Sebelum berpidato, Sisi memberi sambutan saat bertemu beberapa pilot angkatan udara dan pasukan khusus militer di pangkalan udara tersebut. Kepada para tentara itu, ia menyampaikan: "Bersiaplah untuk menjalani misi, di sini di wilayah perbatasan kita - atau jika dibutuhkan, di luar perbatasan kita".
UAE dan Arab Saudi menyampaikan dukungannya kepada Mesir yang ingin melindungi perbatasan dan keamanan dalam negeri. Sejauh ini belum ada tanggapan dari GNA dan Turki. Awal bulan ini, Mesir mengajak pihak-pihak yang berkonflik untuk gencatan senjata.
Gencatan senjata merupakan bagian dari inisiatif Mesir yang juga mengusulkan dewan pemimpin untuk Libya. Meskipun rencana itu disambut oleh Amerika Serikat, Rusia, dan UAE, Turki menolak usulan Mesir. Turki menyebut rencana itu merupakan upaya menyelamatkan Haftar yang kalah perang.

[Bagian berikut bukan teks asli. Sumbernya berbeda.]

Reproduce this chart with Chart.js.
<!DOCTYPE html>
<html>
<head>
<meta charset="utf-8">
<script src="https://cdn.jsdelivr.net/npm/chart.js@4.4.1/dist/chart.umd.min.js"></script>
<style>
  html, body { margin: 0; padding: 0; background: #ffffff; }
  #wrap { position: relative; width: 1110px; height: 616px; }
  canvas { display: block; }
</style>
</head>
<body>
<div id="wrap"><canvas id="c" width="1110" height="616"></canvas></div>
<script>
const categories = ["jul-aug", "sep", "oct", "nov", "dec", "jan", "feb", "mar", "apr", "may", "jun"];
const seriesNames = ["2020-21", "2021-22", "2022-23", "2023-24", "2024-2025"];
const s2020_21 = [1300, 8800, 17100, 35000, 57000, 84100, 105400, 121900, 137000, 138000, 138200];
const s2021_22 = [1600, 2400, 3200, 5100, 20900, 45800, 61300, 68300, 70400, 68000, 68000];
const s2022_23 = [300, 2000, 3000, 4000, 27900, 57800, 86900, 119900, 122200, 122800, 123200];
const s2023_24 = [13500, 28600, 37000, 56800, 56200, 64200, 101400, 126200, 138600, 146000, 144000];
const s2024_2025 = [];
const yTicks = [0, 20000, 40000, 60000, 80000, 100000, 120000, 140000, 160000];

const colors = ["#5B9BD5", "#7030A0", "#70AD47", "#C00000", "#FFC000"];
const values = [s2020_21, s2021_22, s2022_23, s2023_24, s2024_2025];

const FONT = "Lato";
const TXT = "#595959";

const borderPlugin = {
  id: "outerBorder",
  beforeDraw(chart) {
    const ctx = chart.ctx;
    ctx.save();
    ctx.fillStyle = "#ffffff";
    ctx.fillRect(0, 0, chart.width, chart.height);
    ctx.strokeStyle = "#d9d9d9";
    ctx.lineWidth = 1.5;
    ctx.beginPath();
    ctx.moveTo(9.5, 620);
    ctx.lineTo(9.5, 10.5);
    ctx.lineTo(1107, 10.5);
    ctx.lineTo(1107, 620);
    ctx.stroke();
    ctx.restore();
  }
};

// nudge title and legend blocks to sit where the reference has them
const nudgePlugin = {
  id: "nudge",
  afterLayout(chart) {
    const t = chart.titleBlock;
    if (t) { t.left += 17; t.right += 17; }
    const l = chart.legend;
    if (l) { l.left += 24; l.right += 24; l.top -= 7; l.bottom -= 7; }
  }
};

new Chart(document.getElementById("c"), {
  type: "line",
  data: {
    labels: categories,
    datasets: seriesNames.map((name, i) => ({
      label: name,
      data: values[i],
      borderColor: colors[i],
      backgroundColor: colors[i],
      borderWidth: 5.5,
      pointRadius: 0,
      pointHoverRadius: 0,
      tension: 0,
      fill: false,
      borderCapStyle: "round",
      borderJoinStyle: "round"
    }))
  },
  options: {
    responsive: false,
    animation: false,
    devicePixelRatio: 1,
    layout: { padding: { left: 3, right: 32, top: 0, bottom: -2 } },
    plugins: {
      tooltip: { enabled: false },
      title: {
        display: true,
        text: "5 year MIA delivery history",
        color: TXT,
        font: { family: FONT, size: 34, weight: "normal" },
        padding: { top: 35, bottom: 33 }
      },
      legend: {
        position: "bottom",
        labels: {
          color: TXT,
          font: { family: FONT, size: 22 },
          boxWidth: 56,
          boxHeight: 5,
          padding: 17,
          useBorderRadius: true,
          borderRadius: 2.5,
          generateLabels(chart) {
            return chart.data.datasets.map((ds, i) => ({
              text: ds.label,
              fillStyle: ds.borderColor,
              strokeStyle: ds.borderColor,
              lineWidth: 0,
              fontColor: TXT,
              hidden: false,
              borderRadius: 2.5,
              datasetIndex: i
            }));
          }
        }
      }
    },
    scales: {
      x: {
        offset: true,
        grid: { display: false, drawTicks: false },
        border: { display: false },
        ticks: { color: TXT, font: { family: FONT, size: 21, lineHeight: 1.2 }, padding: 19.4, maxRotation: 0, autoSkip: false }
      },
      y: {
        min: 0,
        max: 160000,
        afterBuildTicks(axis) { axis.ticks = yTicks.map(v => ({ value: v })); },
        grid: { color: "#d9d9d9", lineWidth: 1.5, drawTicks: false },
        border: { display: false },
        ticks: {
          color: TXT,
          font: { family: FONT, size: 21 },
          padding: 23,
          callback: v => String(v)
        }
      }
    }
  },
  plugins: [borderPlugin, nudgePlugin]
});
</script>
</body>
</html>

Sisi pada Sabtu mengatakan Mesir selalu enggan ikut campur dalam konflik Libya. Ia mengatakan pihaknya menghendaki jalur politik untuk menyelesaikan maslah. Namun, ia menambahkan "situasinya saat ini berbeda".

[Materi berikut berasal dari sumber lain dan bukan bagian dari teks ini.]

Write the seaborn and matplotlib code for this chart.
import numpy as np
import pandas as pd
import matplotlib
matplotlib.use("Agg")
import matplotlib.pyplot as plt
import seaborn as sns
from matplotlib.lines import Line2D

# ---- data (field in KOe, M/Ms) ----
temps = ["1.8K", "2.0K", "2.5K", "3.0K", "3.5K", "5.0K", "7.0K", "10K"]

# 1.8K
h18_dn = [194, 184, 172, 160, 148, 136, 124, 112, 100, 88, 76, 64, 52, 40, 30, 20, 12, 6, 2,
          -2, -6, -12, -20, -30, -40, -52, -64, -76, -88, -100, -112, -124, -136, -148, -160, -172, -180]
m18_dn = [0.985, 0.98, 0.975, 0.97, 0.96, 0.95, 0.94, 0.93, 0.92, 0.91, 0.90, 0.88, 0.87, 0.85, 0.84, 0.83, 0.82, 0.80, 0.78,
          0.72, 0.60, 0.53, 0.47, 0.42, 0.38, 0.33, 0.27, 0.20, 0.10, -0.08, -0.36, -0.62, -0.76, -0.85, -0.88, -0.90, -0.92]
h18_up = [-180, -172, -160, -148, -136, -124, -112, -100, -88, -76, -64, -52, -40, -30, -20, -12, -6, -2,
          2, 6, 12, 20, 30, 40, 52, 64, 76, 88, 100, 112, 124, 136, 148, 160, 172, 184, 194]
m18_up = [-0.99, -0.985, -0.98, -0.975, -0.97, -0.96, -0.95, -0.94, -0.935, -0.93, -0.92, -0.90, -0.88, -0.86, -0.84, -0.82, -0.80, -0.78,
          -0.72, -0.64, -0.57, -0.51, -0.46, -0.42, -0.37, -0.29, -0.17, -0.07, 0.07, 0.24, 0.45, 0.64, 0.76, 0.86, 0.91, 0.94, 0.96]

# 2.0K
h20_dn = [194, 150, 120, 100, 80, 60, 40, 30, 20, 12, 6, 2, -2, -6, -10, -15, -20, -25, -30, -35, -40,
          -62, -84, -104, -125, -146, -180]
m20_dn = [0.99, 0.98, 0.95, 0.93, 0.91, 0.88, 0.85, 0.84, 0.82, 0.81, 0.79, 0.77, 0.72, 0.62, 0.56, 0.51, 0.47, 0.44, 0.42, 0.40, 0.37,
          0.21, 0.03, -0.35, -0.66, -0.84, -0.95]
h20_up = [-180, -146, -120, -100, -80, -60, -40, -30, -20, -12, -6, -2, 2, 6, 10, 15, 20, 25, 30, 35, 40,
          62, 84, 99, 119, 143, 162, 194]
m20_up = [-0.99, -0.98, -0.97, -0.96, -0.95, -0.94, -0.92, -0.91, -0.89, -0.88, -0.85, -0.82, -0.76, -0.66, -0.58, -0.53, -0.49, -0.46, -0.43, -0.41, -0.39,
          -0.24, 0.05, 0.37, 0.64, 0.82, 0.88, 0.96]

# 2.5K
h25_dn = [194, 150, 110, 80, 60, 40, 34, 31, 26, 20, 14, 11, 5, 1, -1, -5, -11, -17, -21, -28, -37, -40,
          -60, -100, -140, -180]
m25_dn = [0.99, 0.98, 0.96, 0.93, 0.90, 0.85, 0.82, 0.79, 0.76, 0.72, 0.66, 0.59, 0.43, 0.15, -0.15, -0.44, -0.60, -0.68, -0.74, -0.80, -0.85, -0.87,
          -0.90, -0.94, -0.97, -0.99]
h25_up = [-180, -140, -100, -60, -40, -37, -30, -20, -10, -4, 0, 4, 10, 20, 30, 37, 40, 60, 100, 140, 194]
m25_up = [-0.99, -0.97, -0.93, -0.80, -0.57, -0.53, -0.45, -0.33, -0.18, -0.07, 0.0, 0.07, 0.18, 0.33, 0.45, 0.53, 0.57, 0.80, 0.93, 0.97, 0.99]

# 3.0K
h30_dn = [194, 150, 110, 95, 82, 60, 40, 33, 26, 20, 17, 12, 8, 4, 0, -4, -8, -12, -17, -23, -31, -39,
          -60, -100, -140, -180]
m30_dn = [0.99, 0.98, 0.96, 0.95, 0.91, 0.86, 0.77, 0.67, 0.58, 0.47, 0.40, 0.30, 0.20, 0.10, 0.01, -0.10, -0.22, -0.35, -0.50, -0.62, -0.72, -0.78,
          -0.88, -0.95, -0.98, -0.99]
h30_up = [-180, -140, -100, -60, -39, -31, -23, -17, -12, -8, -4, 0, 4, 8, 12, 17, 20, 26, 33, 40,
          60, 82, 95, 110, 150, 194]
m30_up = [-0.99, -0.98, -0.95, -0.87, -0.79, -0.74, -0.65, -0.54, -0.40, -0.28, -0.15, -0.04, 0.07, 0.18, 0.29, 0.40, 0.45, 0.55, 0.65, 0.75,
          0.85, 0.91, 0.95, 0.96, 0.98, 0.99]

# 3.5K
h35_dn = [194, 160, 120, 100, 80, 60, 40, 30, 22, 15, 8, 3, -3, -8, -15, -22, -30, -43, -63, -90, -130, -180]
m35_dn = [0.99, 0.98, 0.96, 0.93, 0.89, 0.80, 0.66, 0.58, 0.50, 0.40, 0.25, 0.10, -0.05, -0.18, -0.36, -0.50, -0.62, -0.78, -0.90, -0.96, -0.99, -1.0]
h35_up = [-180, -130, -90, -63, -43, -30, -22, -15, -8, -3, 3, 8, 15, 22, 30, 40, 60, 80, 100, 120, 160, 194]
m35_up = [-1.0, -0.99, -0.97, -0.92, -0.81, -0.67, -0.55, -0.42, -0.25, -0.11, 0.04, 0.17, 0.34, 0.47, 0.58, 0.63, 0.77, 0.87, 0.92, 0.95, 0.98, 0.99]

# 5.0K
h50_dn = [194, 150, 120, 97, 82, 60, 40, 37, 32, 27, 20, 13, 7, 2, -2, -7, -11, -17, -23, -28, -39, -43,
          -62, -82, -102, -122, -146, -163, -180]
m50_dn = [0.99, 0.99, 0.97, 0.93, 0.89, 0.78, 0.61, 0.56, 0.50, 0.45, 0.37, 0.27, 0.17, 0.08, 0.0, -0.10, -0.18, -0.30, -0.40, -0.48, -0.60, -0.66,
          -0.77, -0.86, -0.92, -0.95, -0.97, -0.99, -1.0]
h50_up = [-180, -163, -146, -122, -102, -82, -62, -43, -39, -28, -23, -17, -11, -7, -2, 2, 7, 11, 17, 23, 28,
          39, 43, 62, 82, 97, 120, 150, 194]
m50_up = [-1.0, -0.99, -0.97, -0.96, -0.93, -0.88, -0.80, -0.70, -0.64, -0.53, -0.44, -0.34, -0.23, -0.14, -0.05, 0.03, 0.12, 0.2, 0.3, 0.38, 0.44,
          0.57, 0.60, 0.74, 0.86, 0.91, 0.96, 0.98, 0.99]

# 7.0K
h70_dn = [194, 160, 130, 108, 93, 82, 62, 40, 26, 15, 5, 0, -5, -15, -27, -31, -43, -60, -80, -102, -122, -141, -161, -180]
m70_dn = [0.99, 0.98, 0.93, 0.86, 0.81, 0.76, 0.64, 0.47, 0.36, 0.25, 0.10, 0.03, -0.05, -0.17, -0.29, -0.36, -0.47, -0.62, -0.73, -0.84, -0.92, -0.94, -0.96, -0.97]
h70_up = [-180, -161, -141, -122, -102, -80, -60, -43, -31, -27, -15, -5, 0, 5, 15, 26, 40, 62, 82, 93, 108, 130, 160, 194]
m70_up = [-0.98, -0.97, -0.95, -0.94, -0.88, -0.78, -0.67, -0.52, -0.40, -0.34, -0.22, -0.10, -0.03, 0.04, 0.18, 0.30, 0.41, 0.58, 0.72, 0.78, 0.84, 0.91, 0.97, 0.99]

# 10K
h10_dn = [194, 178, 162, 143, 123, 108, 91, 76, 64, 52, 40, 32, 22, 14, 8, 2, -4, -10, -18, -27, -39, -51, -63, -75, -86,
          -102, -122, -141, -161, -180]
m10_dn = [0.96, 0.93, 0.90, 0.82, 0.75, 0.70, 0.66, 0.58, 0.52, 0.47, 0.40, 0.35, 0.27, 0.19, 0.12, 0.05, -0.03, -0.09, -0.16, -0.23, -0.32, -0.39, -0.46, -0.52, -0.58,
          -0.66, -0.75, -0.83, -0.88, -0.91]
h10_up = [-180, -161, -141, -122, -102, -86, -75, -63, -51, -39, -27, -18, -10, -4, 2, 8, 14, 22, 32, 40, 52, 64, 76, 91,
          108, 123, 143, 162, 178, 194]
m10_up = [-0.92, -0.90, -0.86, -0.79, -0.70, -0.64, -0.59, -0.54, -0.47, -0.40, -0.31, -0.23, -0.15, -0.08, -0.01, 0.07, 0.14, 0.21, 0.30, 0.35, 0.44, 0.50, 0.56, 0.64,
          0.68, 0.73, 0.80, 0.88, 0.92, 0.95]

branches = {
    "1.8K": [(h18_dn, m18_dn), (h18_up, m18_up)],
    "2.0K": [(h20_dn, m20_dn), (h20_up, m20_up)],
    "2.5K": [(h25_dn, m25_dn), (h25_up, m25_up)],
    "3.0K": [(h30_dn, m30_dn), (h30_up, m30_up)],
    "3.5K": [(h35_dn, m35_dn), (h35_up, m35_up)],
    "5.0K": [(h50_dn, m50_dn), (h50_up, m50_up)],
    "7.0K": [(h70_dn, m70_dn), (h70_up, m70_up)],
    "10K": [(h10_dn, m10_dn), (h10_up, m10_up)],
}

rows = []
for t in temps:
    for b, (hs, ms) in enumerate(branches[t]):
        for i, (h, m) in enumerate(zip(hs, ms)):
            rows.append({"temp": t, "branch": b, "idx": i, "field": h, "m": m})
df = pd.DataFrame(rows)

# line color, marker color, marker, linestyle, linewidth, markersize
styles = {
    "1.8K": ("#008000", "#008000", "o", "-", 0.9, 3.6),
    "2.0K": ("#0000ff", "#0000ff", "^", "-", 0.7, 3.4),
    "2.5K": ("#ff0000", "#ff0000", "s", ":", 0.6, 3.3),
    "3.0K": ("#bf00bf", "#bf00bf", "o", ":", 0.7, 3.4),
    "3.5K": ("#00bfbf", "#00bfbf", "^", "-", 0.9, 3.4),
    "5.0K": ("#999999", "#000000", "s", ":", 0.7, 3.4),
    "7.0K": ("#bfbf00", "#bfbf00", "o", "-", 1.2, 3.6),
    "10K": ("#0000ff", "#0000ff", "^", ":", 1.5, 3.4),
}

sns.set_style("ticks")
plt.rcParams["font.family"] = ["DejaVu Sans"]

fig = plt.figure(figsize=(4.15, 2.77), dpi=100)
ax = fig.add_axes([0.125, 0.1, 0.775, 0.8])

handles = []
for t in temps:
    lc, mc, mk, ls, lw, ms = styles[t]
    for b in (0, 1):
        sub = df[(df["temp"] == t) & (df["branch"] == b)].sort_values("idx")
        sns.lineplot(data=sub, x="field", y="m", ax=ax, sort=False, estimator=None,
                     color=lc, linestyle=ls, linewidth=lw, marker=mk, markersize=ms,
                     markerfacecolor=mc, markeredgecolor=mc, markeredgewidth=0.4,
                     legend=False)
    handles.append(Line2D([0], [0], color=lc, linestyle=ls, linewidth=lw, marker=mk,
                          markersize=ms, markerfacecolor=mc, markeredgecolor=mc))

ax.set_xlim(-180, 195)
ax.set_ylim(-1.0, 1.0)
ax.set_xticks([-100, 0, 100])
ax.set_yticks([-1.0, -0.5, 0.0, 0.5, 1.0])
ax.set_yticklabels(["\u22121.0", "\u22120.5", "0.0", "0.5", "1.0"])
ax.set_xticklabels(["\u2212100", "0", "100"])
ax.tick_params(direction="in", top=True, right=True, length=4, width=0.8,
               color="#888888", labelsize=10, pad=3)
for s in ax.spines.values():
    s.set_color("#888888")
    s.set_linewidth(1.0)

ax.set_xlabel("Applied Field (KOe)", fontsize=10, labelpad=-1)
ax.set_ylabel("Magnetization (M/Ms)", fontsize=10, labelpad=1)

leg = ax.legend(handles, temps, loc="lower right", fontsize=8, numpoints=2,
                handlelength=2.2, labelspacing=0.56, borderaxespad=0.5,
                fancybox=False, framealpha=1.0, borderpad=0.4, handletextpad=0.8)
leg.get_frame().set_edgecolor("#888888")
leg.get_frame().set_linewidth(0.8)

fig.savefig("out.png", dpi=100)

"Jika beberapa orang berpikir mereka dapat menyeberangi perbatasan Sirte-Jufra, ini adalah peringatan keras untuk kami," kata dia di hadapan para tamu undangan, termasuk di antaranya pemimpin suku di Libya.
Sisi meminta dua pihak yang berkonflik untuk menghormati garis batas wilayah masing-masing dan kembali berunding. Ia mengatakan Mesir dapat menyediakan pelatihan dan senjata kepada suku-suku asli di Libya untuk memerangi milisi teroris.